35h Th, 2h Pr, 12h Labo., 40h Proj.
Number of credits
Language(s) of instruction
Organisation and examination
Teaching in the first semester, review in January
Units courses prerequisite and corequisite
Prerequisite or corequisite units are presented within each program
Learning unit contents
Computer networking is studied using a top-down approach, from applications down to the network layer. It is composed of the following chapters:
- Internet architecture : network edge/core/access, protocol layers, history.
- Application layer: web and HTTP, DNS, socket programming.
- Transport layer: (de)multiplexing, connectionless transport (UDP), reliable data transfer, connection-oriented transport (TCP), flow and congestion control.
- Network layer: data and control planes, router architecture, Internet Protocol (IP), addressing and forwarding, routing algorithms (RIP, OSPF, BGP).
- Link layer and Local Area Networks: error detection, LAN, MAC addresses, ARP, Ethernet, hubs/switches, spanning trees, VLAN
Learning outcomes of the learning unit
At the end of the course students will understand well the principles of computer networks, their layered architectures (OSI and TCP/IP models), the fundamental mechanisms governing the protocols in various layers, and some examples of existing protocols. They will also be able to implement a simple web application in Java using the socket API.
The project brings out self-learning and teamwork capabilities, and helps improve the writing skills of the students. Teaching, and all support material, in English allow students to improve their knowledge and skills in this langage.

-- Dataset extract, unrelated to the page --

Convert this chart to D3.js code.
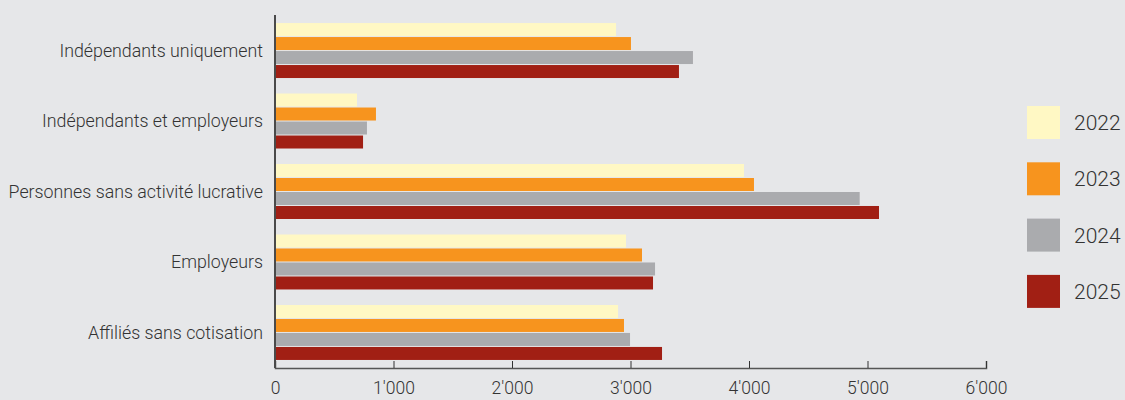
<!DOCTYPE html>
<html>
<head>
<meta charset="utf-8">
<script src="https://cdn.jsdelivr.net/npm/d3@7"></script>
<style>
  html, body { margin: 0; padding: 0; background: #e6e7e9; }
  svg { display: block; }
  text { font-family: Roboto, "Liberation Sans", Arial, sans-serif; font-weight: 300; fill: #333; }
</style>
</head>
<body>
<svg id="chart" width="1125" height="400"></svg>
<script>
// Categories, top to bottom
const categories = [
  "Indépendants uniquement",
  "Indépendants et employeurs",
  "Personnes sans activité lucrative",
  "Employeurs",
  "Affiliés sans cotisation"
];
const years = ["2022", "2023", "2024", "2025"];
const colors = ["#fff8c4", "#f7941e", "#aaabae", "#a11f14"];

// Values per year, in category order
const values2022 = [2878, 692, 3958, 2962, 2895];
const values2023 = [3004, 852, 4042, 3097, 2945];
const values2024 = [3527, 776, 4934, 3207, 2996];
const values2025 = [3409, 743, 5097, 3190, 3266];
const seriesValues = [values2022, values2023, values2024, values2025];

const tickValues = [0, 1000, 2000, 3000, 4000, 5000, 6000];
const tickLabels = ["0", "1'000", "2'000", "3'000", "4'000", "5'000", "6'000"];

const svg = d3.select("#chart");

const x = d3.scaleLinear().domain([0, 6000]).range([275, 986]);
const y = d3.scaleBand().domain(categories).range([16, 367]).paddingInner(0.22).paddingOuter(0.1);
const yInner = d3.scaleBand().domain(years).range([0, y.bandwidth()]).paddingInner(1 / 14);

// Bars
const groups = svg.append("g").selectAll("g")
  .data(categories)
  .join("g")
  .attr("transform", d => `translate(0,${y(d)})`);

groups.selectAll("rect")
  .data((c, i) => years.map((yr, j) => ({ year: yr, value: seriesValues[j][i], color: colors[j] })))
  .join("rect")
  .attr("x", x(0))
  .attr("y", d => yInner(d.year))
  .attr("width", d => x(d.value) - x(0))
  .attr("height", yInner.bandwidth())
  .attr("fill", d => d.color);

// Category labels
svg.append("g").selectAll("text")
  .data(categories)
  .join("text")
  .attr("x", 263)
  .attr("y", d => y(d) + y.bandwidth() / 2)
  .attr("dy", "0.35em")
  .attr("text-anchor", "end")
  .style("font-size", "17.8px")
  .text(d => d);

// Bottom axis with upward ticks
const xAxis = d3.axisBottom(x)
  .tickValues(tickValues)
  .tickFormat((d, i) => tickLabels[i])
  .tickSizeInner(-7)
  .tickSizeOuter(-7)
  .tickPadding(14);

const axisG = svg.append("g")
  .attr("transform", "translate(0,368)")
  .call(xAxis);
axisG.select(".domain").attr("stroke", "#555").attr("stroke-width", 1.5);
axisG.selectAll(".tick line").attr("stroke", "#333");
axisG.selectAll(".tick text")
  .style("font-size", "17.5px")
  .style("font-family", "Roboto, 'Liberation Sans', Arial, sans-serif")
  .attr("fill", "#333");

// Vertical axis line
svg.append("line")
  .attr("x1", x(0)).attr("x2", x(0))
  .attr("y1", 15).attr("y2", 368)
  .attr("stroke", "#4a4a4a")
  .attr("stroke-width", 2);

// Legend
const legend = svg.append("g").selectAll("g")
  .data(years)
  .join("g")
  .attr("transform", (d, i) => `translate(1027,${106 + i * 56.3})`);
legend.append("rect")
  .attr("width", 33).attr("height", 33)
  .attr("fill", (d, i) => colors[i]);
legend.append("text")
  .attr("x", 47).attr("y", 16.5)
  .attr("dy", "0.36em")
  .style("font-size", "21px")
  .text(d => d);
</script>
</body>
</html>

Prerequisite knowledge and skills
Two years of bachelor in computer science or equivalent. This prerequisite is mainly due to a network programming assignment that requires a good knowledge and practice of the Java programming language.
Planned learning activities and teaching methods
- Lectures (35 hours) describing in detail the theoretical and practical concepts of the course.
- Labs based on the Netkit network emulator, to go deeper into some concepts and thereby improve the understanding.
- Programming assignment: design and development in Java of a distributed application.
Mode of delivery (face to face, distance learning, hybrid learning)
Face-to-face lectures. Projects are mainly carried out remotely.
Recommended or required readings
Reference book: James F. Kurose and Keith W. Ross. Computer Networking - A Top-Down Approach (8th Edition), Pearson 2020.
Slides are available on eCampus.
Assessment methods and criteria
Exam(s) in session
The evaluation is threefold: the project, the labs, and the oral exam on the theory. The grade is a geometric mean of the theoretical and practical parts. The latter is a weighted arithmetic mean of the grades of the project and labs.
At the oral exam the student has to expose clearly and in a synthetical way one part of the course, and prove his/her in-depth understanding by answering questions. A student who has not completed his/her project is not allowed to take this exam.
The assessment of the project will be based on (1) the completeness of the software that will have to pass a series of functionality tests, (2) the quality of the code, and (3) the quality of the report.
Students may improve their project for the second exam session (in September), but cannot do the labs again. If the overall grade of the labs is favorable to the students, the second session is identical to the first one, with the same weighting. On the other hand, if the overall grade of the labs is not favorable to the student, it is not taken into account in September, and the grade becomes a weighted geometric mean of the project (30%) and the oral exam (70%).
First term (from September to December), on Wednesdays from 8:30am to 12:30pm.
The project will start after week 4 and last until the end at week 14.